Data to process:
● ● ● ●
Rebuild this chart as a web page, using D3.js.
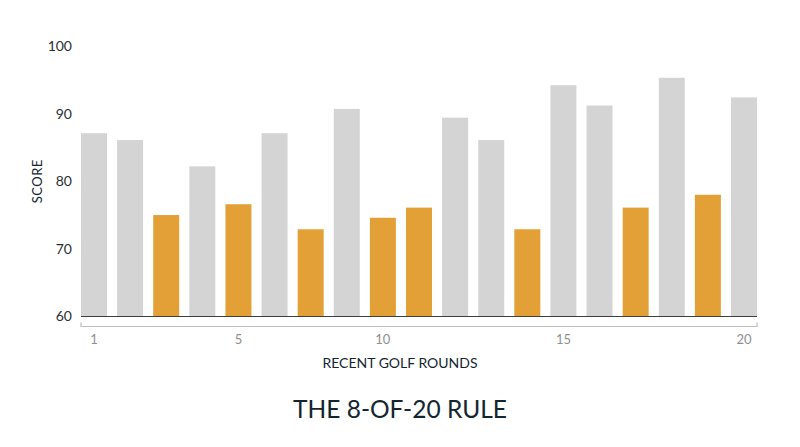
<!DOCTYPE html>
<html>
<head>
<meta charset="utf-8">
<script src="https://cdn.jsdelivr.net/npm/d3@7"></script>
<style>
  body { margin: 0; background: #fff; }
  svg { display: block; font-family: Lato, 'Open Sans', sans-serif; }
</style>
</head>
<body>
<script>
// recent rounds, score, and whether round counts toward the 8-of-20
const rounds = d3.range(1, 20);
const scores = [87.1, 86.1, 75.0, 82.2, 76.6, 87.1, 72.9, 90.7, 74.6, 76.1,
  89.4, 86.1, 72.9, 94.2, 91.2, 76.1, 95.3, 78.0, 92.4];
const counted = [false, false, true, false, true, false, true, false, true, true,
  false, false, true, false, false, true, false, true, false];

const yTicks = [60, 70, 80, 90, 100];
const xTickRounds = [1, 5, 9, 14, 19];
const xTickLabels = ['1', '5', '10', '15', '20'];

const width = 800;
const height = 447;
const margin = { top: 46, right: 43, bottom: 130.5, left: 81 };

const x = d3.scaleBand()
  .domain(rounds)
  .range([margin.left, width - margin.right])
  .paddingInner(0.28)
  .paddingOuter(0);

const y = d3.scaleLinear()
  .domain([60, 100])
  .range([height - margin.bottom, margin.top]);

const svg = d3.select('body').append('svg')
  .attr('width', width)
  .attr('height', height);

// y labels
svg.append('g')
  .selectAll('text')
  .data(yTicks)
  .enter().append('text')
  .attr('x', 72)
  .attr('y', d => y(d))
  .attr('dy', '0.35em')
  .attr('text-anchor', 'end')
  .style('font-size', '14px')
  .style('fill', '#2b2f33')
  .text(d => d);

svg.append('text')
  .attr('transform', `translate(42, ${y(80)}) rotate(-90)`)
  .attr('text-anchor', 'middle')
  .style('font-size', '13px')
  .style('fill', '#13262f')
  .style('letter-spacing', '0.5px')
  .text('SCORE');

// bars
svg.append('g')
  .selectAll('rect')
  .data(rounds)
  .enter().append('rect')
  .attr('x', d => x(d))
  .attr('width', x.bandwidth())
  .attr('y', (d, i) => y(scores[i]))
  .attr('height', (d, i) => y(60) - y(scores[i]))
  .attr('fill', (d, i) => (counted[i] ? '#e3a036' : '#d4d4d4'));

// baseline
svg.append('line')
  .attr('x1', margin.left)
  .attr('x2', width - margin.right)
  .attr('y1', y(60))
  .attr('y2', y(60))
  .attr('stroke', '#3a3f42')
  .attr('stroke-width', 1.2);

// bracket under the bars
const by = y(60) + 10;
svg.append('path')
  .attr('d', `M${margin.left},${by - 4}V${by}H${width - margin.right}V${by - 4}`)
  .attr('fill', 'none')
  .attr('stroke', '#bdbdbd')
  .attr('stroke-width', 1.2);

svg.append('g')
  .selectAll('text')
  .data(xTickRounds)
  .enter().append('text')
  .attr('x', d => x(d) + x.bandwidth() / 2)
  .attr('y', by + 13)
  .attr('dy', '0.35em')
  .attr('text-anchor', 'middle')
  .style('font-size', '13px')
  .style('fill', '#8f8f8f')
  .text((d, i) => xTickLabels[i]);

svg.append('text')
  .attr('x', 400)
  .attr('y', 363)
  .attr('dy', '0.35em')
  .attr('text-anchor', 'middle')
  .style('font-size', '14px')
  .style('fill', '#13262f')
  .text('RECENT GOLF ROUNDS');

svg.append('text')
  .attr('x', 400)
  .attr('y', 409)
  .attr('dy', '0.35em')
  .attr('text-anchor', 'middle')
  .style('font-size', '24.5px')
  .style('fill', '#13262f')
  .text('THE 8-OF-20 RULE');
</script>
</body>
</html>
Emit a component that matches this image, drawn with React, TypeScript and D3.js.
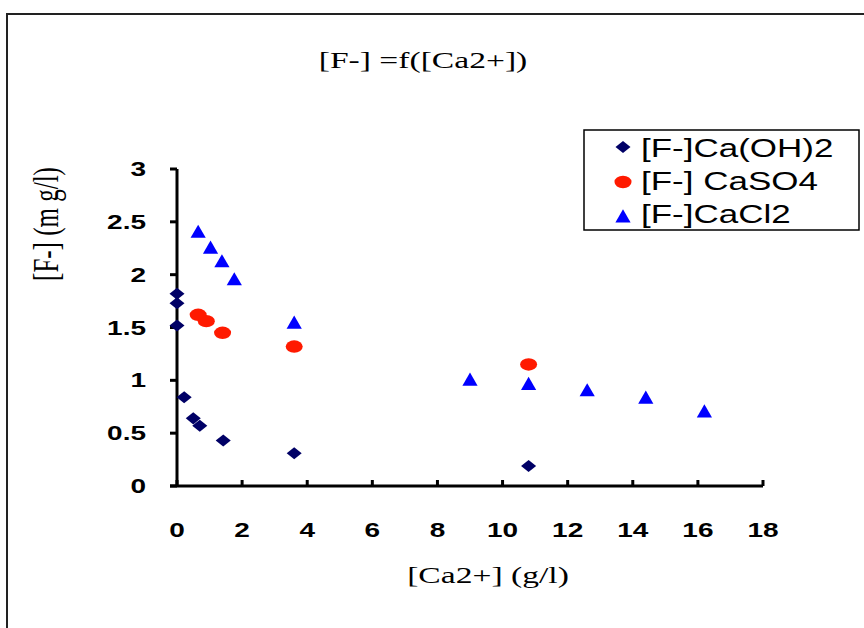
import React from 'react';
import * as d3 from 'd3';

// Ca(OH)2 series (diamonds)
const ohX = [0, 0, 0, 0.22, 0.5, 0.7, 1.42, 3.6, 10.8];
const ohY = [1.82, 1.73, 1.52, 0.84, 0.64, 0.57, 0.43, 0.31, 0.19];
// CaSO4 series (circles)
const so4X = [0.65, 0.9, 1.4, 3.6, 10.8];
const so4Y = [1.62, 1.56, 1.45, 1.32, 1.15];
// CaCl2 series (triangles)
const cl2X = [0.65, 1.03, 1.38, 1.76, 3.6, 9.0, 10.8, 12.6, 14.4, 16.2];
const cl2Y = [2.4, 2.25, 2.12, 1.95, 1.54, 1.0, 0.96, 0.9, 0.83, 0.7];

const xTicks = [0, 2, 4, 6, 8, 10, 12, 14, 16, 18];
const yTicks = [0, 0.5, 1, 1.5, 2, 2.5, 3];
const legendLabels = ['[F-]Ca(OH)2', '[F-] CaSO4', '[F-]CaCl2'];

const SX = 1.4; // the picture is stretched sideways

function Marker({kind, x, y}: {kind: string, x: number, y: number}) {
    if (kind === 'circle') {
        return <ellipse cx={x} cy={y} rx={8.5} ry={6.2} fill="#ff1a00" />;
    }
    if (kind === 'diamond') {
        const d = d3.symbol().type(d3.symbolDiamond2).size(92)() as string;
        return <path d={d} transform={`translate(${x}, ${y}) scale(1.25, 1)`} fill="#000066" />;
    }
    const d = d3.symbol().type(d3.symbolTriangle).size(100)() as string;
    return <path d={d} transform={`translate(${x}, ${y + 1})`} fill="#0000ff" />;
}

export default function App() {
    const scaleX = d3.scaleLinear().domain([0, 18]).range([177, 763]);
    const scaleY = d3.scaleLinear().domain([0, 3]).range([486, 169]);

    const series = [
        {kind: 'diamond', xs: ohX, ys: ohY},
        {kind: 'circle', xs: so4X, ys: so4Y},
        {kind: 'triangle', xs: cl2X, ys: cl2Y},
    ];

    const axisColor = '#000';
    const x0 = scaleX(0), y0 = scaleY(0);

    return (
        <svg width={864} height={628} xmlns="http://www.w3.org/2000/svg"
             style={{position: 'absolute', left: 0, top: 0, background: '#fff'}}>
            <rect x={0} y={0} width={864} height={628} fill="#fff" />
            <rect x={7} y={14} width={900} height={700} fill="none" stroke="#222" strokeWidth={2} />

            <text transform={`translate(423, 68) scale(${SX}, 1)`} textAnchor="middle"
                  fontFamily="Liberation Serif, Times New Roman, serif" fontSize={24} fill="#000">
                [F-] =f([Ca2+])
            </text>

            {/* axes */}
            <line x1={x0} x2={x0} y1={scaleY(3)} y2={y0} stroke={axisColor} strokeWidth={3} />
            <line x1={x0 - 7} x2={scaleX(18)} y1={y0} y2={y0} stroke={axisColor} strokeWidth={3} />
            {yTicks.map((v, i) =>
                <g key={`TickY_${i}`}>
                    <line x1={x0 - 7} x2={x0} y1={scaleY(v)} y2={scaleY(v)} stroke={axisColor} strokeWidth={3} />
                    <text transform={`translate(146, ${scaleY(v) + 7}) scale(${SX}, 1)`} textAnchor="end"
                          fontFamily="Liberation Sans, Arial, sans-serif" fontWeight="bold" fontSize={20} fill="#000">
                        {v}
                    </text>
                </g>
            )}
            {xTicks.map((v, i) =>
                <g key={`TickX_${i}`}>
                    <line x1={scaleX(v)} x2={scaleX(v)} y1={y0} y2={y0 - 6} stroke={axisColor} strokeWidth={3} />
                    <text transform={`translate(${scaleX(v)}, 537) scale(${SX}, 1)`} textAnchor="middle"
                          fontFamily="Liberation Sans, Arial, sans-serif" fontWeight="bold" fontSize={20} fill="#000">
                        {v}
                    </text>
                </g>
            )}

            <text transform={`translate(488, 583) scale(${SX}, 1)`} textAnchor="middle"
                  fontFamily="Liberation Serif, Times New Roman, serif" fontSize={24} fill="#000">
                [Ca2+] (g/l)
            </text>
            <text transform={`translate(58, 224) scale(${SX}, 1) rotate(-90)`} textAnchor="middle"
                  fontFamily="Liberation Serif, Times New Roman, serif" fontSize={25} fill="#000">
                [F-] (m g/l)
            </text>

            {/* points */}
            {series.map((s, si) =>
                <g key={`Series_${si}`}>
                    {s.xs.map((v, i) =>
                        <Marker key={`P_${si}_${i}`} kind={s.kind} x={scaleX(v)} y={scaleY(s.ys[i])} />
                    )}
                </g>
            )}

            {/* legend */}
            <rect x={584} y={130} width={275} height={100} fill="#fff" stroke="#000" strokeWidth={1.5} />
            {legendLabels.map((label, i) =>
                <g key={`Legend_${i}`}>
                    <Marker kind={series[i].kind} x={623} y={147 + i * 35} />
                    <text transform={`translate(641, ${157 + i * 33}) scale(${SX}, 1)`}
                          fontFamily="Liberation Sans, Arial, sans-serif" fontSize={25} fill="#000">
                        {label}
                    </text>
                </g>
            )}
        </svg>
    );
}
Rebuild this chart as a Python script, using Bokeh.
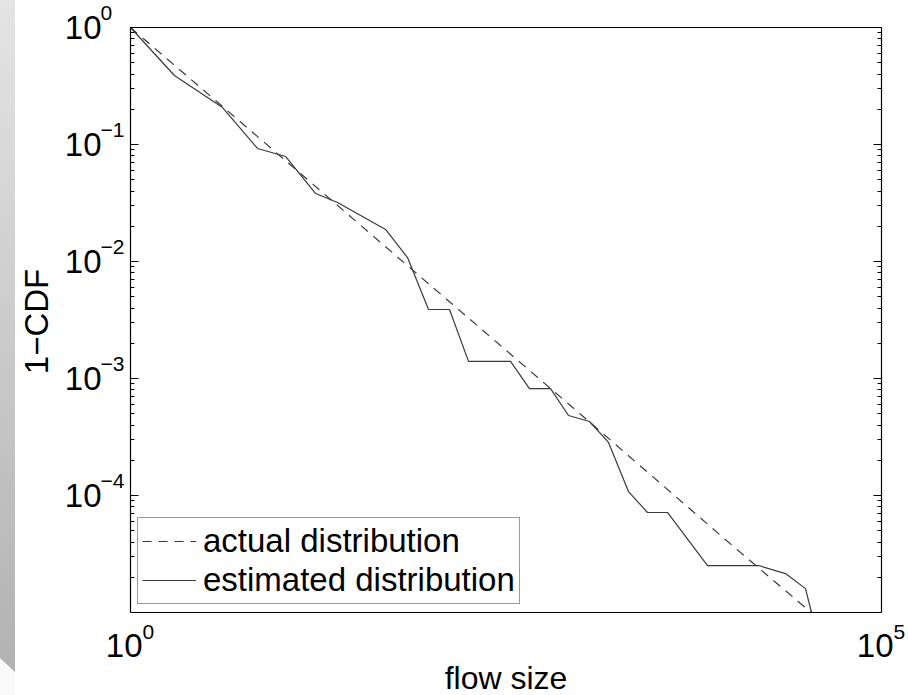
● ● ● ●
Directive:
Out of the preceding entries, pull every line containing the string "Rebuild".

Reply:
Rebuild this chart as a web page, using D3.js.
Rebuild this chart as a Python script, using Bokeh.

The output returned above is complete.